• _What to do_: Repeat exactly the stretch of lines from the line containing "Recreate this image" through the line containing "s in shares]", both included, and nothing else.

• _Material supplied_:
☆ ☆ ☆

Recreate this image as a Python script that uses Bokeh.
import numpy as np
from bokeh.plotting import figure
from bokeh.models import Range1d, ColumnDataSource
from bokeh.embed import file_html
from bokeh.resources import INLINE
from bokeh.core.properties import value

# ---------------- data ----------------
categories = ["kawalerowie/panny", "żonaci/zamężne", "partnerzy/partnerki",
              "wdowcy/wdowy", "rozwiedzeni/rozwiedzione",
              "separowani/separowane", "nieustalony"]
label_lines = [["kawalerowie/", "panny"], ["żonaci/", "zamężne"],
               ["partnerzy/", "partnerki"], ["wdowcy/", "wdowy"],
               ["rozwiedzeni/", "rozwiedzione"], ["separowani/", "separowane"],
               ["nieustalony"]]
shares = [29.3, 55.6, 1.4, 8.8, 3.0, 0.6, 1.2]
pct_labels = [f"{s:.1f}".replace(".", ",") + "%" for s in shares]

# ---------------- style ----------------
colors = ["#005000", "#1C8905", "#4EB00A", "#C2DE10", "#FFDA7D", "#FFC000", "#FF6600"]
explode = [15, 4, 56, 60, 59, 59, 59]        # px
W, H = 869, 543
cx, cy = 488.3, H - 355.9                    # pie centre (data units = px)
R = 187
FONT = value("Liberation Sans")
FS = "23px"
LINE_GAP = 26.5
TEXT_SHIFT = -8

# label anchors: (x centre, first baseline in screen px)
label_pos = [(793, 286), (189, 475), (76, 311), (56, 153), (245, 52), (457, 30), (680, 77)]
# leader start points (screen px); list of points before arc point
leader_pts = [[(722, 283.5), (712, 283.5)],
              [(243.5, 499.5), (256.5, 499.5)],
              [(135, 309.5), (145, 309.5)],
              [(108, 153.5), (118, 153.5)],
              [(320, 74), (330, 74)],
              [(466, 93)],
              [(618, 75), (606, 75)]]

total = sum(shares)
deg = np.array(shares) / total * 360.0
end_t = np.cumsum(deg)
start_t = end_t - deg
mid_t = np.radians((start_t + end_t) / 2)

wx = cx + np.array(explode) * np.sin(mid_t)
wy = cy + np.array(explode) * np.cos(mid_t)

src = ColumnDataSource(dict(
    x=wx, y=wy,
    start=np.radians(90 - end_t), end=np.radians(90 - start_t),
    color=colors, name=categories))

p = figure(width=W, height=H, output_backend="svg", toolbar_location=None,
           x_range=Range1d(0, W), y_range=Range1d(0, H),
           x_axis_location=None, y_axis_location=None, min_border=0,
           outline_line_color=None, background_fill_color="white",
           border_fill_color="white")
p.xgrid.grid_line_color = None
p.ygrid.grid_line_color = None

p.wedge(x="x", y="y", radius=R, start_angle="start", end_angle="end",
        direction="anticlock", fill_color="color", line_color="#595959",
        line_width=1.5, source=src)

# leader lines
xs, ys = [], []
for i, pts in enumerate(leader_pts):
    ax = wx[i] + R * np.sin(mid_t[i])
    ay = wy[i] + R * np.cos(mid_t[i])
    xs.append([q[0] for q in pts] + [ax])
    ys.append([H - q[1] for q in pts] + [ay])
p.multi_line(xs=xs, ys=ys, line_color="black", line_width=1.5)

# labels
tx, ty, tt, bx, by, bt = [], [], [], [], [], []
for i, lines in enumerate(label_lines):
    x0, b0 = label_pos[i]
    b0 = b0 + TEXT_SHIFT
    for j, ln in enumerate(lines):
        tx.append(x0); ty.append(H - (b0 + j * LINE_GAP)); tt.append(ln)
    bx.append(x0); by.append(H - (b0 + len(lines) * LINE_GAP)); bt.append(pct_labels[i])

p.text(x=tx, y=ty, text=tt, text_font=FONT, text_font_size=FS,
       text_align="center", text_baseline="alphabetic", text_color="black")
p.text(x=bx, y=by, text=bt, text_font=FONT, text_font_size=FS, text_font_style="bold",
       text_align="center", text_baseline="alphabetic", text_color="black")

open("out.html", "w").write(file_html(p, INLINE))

☆ ☆ ☆

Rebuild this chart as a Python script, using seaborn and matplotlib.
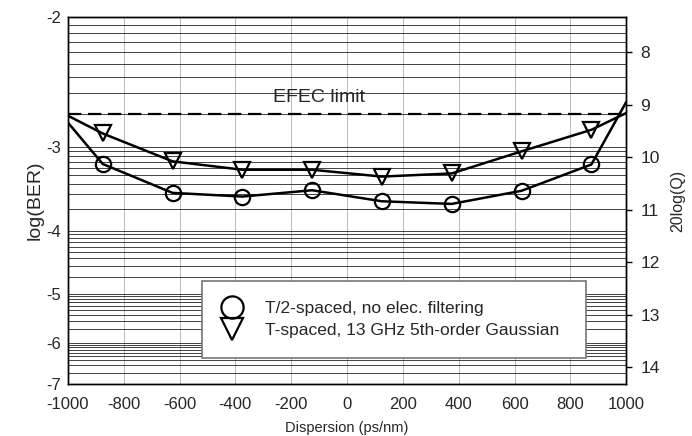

☆ ☆ ☆

• _Answer to the problem_:
Recreate this image as a Python script that uses Bokeh.
import numpy as np
from bokeh.plotting import figure
from bokeh.models import Range1d, ColumnDataSource
from bokeh.embed import file_html
from bokeh.resources import INLINE
from bokeh.core.properties import value

# ---------------- data ----------------
categories = ["kawalerowie/panny", "żonaci/zamężne", "partnerzy/partnerki",
              "wdowcy/wdowy", "rozwiedzeni/rozwiedzione",
              "separowani/separowane", "nieustalony"]
label_lines = [["kawalerowie/", "panny"], ["żonaci/", "zamężne"],
               ["partnerzy/", "partnerki"], ["wdowcy/", "wdowy"],
               ["rozwiedzeni/", "rozwiedzione"], ["separowani/", "separowane"],
               ["nieustalony"]]
shares = [29.3, 55.6, 1.4, 8.8, 3.0, 0.6, 1.2]
pct_labels = [f"{s:.1f}".replace(".", ",") + "%" for s in shares]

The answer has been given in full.